- **Records supplied**:
########################################
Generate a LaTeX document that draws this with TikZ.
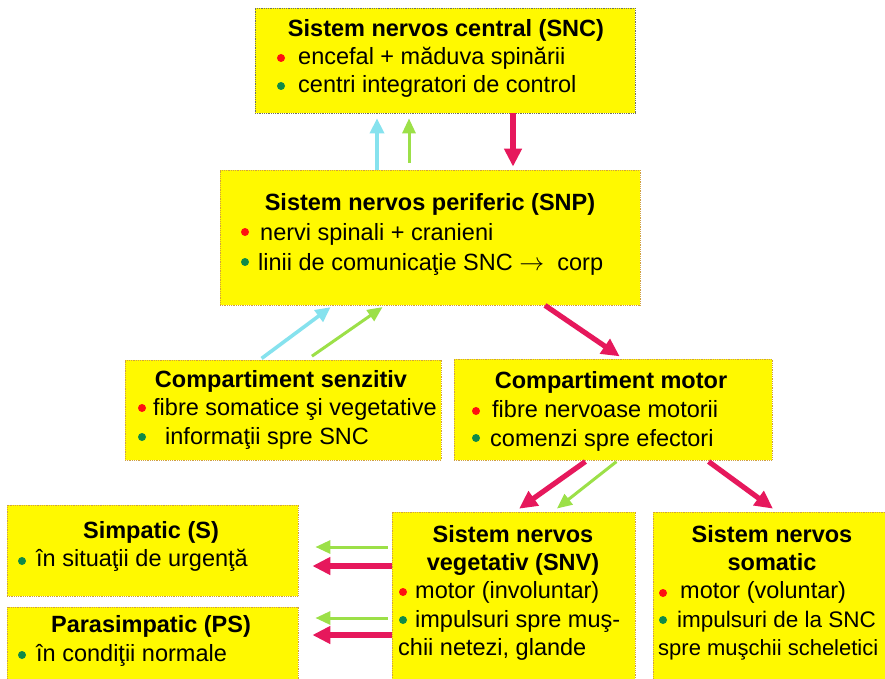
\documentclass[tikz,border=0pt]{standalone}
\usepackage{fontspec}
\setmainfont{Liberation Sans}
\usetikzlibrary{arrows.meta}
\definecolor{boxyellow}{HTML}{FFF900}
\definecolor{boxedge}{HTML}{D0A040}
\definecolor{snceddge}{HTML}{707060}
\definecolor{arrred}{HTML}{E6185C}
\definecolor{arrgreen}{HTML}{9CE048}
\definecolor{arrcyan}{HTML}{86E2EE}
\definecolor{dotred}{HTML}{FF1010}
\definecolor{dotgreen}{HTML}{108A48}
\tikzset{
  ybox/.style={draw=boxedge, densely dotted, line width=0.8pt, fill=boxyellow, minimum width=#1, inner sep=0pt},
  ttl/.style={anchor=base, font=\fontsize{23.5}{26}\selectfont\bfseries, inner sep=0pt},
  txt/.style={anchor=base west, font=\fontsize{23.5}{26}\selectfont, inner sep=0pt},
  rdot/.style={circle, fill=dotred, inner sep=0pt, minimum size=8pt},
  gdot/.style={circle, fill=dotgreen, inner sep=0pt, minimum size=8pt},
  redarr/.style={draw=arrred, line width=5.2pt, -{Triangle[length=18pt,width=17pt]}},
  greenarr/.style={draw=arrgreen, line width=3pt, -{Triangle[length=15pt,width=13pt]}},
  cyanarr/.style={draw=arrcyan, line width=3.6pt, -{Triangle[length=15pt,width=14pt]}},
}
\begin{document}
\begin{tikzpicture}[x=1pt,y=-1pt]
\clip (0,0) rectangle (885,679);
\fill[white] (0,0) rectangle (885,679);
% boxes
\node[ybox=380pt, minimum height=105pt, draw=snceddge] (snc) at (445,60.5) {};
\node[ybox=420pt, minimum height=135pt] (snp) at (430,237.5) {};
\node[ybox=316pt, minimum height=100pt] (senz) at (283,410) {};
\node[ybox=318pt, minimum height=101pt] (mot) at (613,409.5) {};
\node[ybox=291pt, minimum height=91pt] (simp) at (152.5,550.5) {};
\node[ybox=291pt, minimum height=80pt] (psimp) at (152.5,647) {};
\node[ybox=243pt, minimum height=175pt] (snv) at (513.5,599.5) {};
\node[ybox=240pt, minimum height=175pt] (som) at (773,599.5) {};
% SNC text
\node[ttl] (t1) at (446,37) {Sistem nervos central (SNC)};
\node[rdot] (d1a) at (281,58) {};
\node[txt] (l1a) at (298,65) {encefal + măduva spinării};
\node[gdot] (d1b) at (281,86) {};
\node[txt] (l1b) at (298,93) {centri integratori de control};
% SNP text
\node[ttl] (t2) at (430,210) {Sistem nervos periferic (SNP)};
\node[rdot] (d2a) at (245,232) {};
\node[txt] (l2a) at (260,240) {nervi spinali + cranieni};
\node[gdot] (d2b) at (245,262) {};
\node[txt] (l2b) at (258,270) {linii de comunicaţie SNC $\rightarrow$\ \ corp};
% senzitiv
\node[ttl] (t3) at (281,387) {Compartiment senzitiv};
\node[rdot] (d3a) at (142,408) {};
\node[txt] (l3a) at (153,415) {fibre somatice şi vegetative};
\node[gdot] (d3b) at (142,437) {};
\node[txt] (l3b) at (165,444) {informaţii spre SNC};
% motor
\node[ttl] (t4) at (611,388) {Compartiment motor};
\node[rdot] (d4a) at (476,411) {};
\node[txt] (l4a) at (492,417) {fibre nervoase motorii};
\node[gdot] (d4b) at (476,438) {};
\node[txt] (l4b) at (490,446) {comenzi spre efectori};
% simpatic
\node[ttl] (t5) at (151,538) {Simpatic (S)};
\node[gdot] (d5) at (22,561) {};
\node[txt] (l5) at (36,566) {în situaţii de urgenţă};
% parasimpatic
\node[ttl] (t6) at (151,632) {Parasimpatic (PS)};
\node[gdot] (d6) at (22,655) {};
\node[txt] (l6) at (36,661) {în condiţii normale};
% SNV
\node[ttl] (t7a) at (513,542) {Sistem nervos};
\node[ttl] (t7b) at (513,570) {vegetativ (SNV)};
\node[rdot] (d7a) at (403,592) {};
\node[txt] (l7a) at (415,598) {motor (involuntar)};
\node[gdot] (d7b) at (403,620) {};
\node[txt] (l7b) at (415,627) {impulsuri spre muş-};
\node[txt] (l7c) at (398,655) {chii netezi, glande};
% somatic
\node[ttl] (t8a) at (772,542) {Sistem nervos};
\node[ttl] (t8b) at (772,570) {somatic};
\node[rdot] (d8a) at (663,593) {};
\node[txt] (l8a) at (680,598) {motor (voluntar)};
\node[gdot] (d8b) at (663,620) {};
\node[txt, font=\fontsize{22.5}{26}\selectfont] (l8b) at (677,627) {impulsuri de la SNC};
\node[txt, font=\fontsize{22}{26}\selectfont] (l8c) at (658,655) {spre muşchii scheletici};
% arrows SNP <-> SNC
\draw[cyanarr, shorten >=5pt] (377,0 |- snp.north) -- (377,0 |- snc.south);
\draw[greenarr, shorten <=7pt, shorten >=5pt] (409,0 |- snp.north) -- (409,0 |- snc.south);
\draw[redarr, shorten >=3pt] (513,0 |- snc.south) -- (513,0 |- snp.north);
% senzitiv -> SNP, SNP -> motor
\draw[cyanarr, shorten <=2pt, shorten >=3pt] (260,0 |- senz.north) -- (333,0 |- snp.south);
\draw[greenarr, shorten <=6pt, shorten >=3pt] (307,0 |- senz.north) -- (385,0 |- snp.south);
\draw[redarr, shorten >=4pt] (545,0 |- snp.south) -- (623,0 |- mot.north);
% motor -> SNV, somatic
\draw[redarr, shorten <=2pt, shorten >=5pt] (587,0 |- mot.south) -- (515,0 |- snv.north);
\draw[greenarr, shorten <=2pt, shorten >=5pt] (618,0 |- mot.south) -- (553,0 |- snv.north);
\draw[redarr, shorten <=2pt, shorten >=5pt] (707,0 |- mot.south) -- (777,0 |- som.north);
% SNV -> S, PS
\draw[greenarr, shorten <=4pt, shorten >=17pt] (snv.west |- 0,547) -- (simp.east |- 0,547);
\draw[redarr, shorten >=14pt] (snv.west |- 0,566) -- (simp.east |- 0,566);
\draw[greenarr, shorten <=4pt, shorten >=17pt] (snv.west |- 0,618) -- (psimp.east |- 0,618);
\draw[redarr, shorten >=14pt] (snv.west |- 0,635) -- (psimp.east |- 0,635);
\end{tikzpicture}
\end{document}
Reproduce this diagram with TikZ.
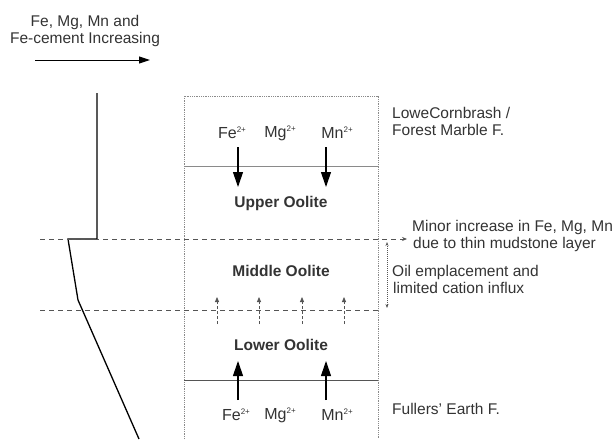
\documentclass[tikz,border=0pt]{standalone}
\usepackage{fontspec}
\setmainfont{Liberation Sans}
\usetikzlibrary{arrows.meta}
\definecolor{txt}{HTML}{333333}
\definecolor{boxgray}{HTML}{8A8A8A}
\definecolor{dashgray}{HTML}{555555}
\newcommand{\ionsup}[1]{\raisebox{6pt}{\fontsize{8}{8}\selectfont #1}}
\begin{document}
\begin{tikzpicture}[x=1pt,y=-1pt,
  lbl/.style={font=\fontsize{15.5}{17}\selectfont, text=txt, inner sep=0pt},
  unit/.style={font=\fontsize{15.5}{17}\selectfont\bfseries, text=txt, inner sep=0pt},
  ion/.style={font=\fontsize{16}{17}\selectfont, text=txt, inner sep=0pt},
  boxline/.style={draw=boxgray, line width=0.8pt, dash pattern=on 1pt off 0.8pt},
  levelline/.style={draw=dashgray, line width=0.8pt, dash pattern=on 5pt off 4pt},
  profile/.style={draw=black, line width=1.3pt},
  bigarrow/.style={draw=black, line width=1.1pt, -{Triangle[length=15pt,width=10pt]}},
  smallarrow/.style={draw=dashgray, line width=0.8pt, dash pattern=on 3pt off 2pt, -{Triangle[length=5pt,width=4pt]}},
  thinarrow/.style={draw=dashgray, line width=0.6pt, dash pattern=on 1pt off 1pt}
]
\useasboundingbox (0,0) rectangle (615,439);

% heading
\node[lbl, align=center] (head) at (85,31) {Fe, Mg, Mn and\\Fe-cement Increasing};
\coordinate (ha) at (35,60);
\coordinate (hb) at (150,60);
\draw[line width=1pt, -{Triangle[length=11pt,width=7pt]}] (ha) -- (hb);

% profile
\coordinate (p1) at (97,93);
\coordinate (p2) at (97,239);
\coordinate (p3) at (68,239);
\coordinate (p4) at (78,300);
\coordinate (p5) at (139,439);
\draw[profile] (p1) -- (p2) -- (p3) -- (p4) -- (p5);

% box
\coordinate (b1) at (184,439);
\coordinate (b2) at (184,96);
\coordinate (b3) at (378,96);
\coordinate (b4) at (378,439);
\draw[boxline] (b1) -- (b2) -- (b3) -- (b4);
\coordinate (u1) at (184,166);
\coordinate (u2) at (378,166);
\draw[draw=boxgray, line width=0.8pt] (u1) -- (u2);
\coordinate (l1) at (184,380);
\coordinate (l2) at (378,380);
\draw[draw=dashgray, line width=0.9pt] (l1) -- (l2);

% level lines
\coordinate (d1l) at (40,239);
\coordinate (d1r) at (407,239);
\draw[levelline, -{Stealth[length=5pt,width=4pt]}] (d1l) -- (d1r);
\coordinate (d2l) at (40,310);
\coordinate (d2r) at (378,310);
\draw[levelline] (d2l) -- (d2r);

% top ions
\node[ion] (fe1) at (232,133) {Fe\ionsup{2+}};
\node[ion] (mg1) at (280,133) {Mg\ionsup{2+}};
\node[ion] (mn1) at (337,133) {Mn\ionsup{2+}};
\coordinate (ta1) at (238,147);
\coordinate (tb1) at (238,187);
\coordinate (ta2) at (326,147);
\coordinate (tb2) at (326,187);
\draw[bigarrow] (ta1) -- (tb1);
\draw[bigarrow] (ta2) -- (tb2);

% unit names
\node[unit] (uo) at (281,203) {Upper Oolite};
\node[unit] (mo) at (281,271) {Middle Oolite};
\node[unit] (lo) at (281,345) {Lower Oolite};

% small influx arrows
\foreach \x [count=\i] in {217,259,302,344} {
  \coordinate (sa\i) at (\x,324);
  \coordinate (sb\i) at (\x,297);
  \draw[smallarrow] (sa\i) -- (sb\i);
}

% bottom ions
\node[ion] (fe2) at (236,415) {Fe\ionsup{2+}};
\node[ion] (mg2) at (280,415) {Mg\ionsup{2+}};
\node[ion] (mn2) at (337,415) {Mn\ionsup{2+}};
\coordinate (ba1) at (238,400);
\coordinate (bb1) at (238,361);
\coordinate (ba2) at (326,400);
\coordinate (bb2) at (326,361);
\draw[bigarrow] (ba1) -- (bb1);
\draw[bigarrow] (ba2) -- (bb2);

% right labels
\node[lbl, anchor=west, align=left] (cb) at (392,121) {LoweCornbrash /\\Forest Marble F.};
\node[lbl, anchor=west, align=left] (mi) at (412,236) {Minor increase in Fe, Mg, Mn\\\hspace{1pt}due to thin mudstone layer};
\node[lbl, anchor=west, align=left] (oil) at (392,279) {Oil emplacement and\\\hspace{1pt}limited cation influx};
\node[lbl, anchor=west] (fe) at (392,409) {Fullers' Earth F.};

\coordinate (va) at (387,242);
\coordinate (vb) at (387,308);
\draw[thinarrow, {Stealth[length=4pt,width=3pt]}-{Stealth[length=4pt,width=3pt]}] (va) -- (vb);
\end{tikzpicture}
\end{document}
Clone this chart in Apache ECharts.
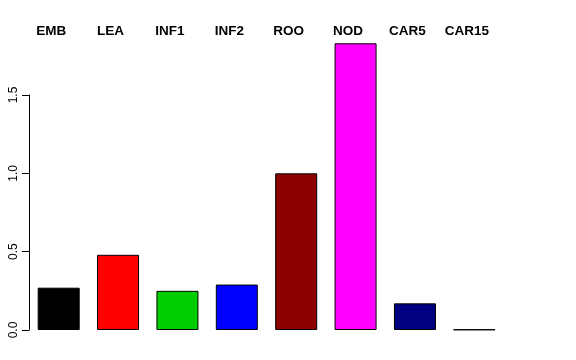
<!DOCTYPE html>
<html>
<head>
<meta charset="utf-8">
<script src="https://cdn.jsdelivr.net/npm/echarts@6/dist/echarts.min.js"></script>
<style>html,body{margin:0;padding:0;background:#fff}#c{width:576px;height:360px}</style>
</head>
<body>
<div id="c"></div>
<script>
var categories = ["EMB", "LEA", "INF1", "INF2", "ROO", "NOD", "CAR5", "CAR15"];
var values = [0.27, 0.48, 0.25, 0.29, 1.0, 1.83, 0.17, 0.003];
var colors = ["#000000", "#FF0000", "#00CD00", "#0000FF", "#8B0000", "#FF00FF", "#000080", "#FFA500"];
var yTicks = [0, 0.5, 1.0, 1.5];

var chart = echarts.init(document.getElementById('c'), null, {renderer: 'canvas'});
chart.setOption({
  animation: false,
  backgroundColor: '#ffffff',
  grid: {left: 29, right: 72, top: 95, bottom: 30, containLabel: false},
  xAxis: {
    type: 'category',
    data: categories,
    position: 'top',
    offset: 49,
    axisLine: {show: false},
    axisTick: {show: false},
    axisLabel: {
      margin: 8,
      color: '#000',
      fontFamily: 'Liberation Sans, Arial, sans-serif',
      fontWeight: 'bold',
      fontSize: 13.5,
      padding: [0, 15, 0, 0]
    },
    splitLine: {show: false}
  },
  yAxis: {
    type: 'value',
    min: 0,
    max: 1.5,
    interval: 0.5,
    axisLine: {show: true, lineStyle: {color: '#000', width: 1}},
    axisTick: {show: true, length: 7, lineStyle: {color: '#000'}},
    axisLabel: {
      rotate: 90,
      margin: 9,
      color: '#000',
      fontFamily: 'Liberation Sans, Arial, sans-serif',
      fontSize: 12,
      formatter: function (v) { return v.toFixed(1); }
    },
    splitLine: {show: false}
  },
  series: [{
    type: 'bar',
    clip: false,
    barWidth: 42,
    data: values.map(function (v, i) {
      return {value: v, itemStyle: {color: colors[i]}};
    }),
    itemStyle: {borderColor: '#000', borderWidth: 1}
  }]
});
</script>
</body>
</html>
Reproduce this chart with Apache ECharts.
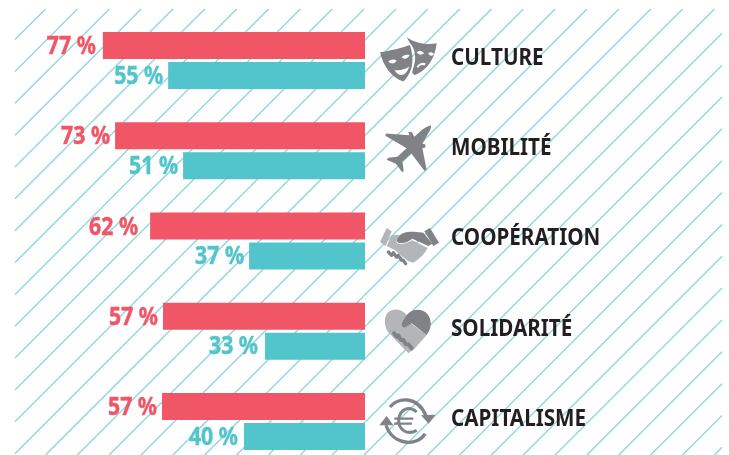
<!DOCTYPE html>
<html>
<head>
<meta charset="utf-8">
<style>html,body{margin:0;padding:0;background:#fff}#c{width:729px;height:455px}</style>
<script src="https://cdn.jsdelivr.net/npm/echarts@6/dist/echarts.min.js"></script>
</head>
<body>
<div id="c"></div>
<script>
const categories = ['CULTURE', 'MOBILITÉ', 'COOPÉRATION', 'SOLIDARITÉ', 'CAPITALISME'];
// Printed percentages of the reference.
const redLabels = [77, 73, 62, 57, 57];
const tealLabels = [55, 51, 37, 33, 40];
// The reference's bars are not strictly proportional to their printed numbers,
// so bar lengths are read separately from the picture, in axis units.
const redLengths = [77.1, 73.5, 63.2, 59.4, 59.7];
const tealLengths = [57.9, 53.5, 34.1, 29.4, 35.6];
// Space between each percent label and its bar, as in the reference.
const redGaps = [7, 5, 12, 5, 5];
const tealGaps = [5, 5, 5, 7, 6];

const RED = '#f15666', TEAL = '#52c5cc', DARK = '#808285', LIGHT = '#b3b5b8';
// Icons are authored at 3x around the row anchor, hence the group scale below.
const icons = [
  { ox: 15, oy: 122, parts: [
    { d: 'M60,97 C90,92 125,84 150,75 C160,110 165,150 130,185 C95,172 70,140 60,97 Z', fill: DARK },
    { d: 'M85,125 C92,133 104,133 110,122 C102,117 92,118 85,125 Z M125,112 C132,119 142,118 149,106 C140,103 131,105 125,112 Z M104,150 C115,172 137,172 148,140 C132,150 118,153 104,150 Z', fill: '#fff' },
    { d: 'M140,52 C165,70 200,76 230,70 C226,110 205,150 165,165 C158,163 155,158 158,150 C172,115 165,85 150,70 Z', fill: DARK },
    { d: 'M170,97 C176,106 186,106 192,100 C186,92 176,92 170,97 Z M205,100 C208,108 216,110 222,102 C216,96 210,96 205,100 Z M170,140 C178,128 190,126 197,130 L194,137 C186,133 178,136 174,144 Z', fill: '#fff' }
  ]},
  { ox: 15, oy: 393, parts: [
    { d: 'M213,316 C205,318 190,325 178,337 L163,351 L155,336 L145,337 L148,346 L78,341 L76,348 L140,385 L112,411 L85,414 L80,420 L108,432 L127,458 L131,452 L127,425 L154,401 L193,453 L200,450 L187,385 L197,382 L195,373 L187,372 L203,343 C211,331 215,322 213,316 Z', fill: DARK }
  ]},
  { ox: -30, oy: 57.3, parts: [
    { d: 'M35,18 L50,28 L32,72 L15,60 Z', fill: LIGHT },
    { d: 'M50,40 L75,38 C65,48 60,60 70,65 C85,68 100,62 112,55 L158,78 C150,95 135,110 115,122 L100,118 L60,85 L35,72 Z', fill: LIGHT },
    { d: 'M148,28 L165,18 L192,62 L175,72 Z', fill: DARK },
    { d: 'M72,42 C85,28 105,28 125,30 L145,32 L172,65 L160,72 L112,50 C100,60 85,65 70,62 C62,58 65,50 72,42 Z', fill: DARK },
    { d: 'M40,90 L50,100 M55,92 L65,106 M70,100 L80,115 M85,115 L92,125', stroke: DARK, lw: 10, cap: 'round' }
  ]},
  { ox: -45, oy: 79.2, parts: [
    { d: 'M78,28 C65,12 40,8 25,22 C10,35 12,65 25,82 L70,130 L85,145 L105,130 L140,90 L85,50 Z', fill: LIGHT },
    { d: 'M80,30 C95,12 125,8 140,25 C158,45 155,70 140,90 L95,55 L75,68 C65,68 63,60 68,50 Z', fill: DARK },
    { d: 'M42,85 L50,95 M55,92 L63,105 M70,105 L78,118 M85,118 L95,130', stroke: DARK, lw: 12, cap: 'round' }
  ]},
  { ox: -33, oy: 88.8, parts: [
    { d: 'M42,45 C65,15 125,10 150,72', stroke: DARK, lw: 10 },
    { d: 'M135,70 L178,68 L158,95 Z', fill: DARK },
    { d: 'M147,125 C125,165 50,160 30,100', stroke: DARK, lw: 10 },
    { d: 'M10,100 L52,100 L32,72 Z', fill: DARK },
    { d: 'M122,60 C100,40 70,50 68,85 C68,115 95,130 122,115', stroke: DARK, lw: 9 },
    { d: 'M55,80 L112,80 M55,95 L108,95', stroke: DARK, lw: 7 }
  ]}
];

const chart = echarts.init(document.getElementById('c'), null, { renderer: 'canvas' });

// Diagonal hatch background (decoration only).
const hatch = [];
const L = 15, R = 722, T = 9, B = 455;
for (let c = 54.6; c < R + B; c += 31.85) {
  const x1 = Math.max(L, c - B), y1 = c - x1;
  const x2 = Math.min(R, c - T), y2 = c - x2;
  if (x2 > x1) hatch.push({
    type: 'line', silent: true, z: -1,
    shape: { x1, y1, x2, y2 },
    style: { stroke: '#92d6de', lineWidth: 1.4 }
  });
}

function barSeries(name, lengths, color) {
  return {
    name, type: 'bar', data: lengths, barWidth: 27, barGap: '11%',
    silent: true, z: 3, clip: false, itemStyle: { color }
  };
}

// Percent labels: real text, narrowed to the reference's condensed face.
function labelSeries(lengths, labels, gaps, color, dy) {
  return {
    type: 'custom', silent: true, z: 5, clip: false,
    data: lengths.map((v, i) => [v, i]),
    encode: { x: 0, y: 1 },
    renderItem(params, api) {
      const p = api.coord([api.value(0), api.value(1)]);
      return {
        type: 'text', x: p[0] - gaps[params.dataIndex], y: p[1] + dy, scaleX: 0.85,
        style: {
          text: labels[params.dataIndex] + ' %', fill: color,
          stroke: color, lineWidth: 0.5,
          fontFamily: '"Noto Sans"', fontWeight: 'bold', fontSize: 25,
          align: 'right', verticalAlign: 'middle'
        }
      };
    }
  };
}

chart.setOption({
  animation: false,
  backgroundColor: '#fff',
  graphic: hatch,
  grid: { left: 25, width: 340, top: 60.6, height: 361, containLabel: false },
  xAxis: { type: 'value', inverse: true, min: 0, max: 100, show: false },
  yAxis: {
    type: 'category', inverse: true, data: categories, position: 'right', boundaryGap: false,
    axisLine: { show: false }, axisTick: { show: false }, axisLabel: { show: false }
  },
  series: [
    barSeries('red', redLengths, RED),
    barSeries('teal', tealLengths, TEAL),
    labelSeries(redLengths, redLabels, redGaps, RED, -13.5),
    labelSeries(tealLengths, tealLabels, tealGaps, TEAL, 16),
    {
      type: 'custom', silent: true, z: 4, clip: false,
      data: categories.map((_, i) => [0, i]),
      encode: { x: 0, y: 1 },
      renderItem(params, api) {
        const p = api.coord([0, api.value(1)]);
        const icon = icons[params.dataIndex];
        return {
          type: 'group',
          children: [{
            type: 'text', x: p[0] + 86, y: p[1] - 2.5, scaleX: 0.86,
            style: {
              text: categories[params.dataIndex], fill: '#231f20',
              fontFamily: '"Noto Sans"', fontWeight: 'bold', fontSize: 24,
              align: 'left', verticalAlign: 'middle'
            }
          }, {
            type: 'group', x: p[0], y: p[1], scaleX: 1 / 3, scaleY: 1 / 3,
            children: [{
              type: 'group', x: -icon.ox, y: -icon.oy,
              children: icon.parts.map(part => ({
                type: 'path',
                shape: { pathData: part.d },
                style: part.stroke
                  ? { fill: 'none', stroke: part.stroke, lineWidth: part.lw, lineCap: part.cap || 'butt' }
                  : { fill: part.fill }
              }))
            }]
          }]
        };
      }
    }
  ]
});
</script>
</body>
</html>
########################################
Where a line above includes "with", copy that line.

Generate a LaTeX document that draws this with TikZ.
Reproduce this diagram with TikZ.
Reproduce this chart with Apache ECharts.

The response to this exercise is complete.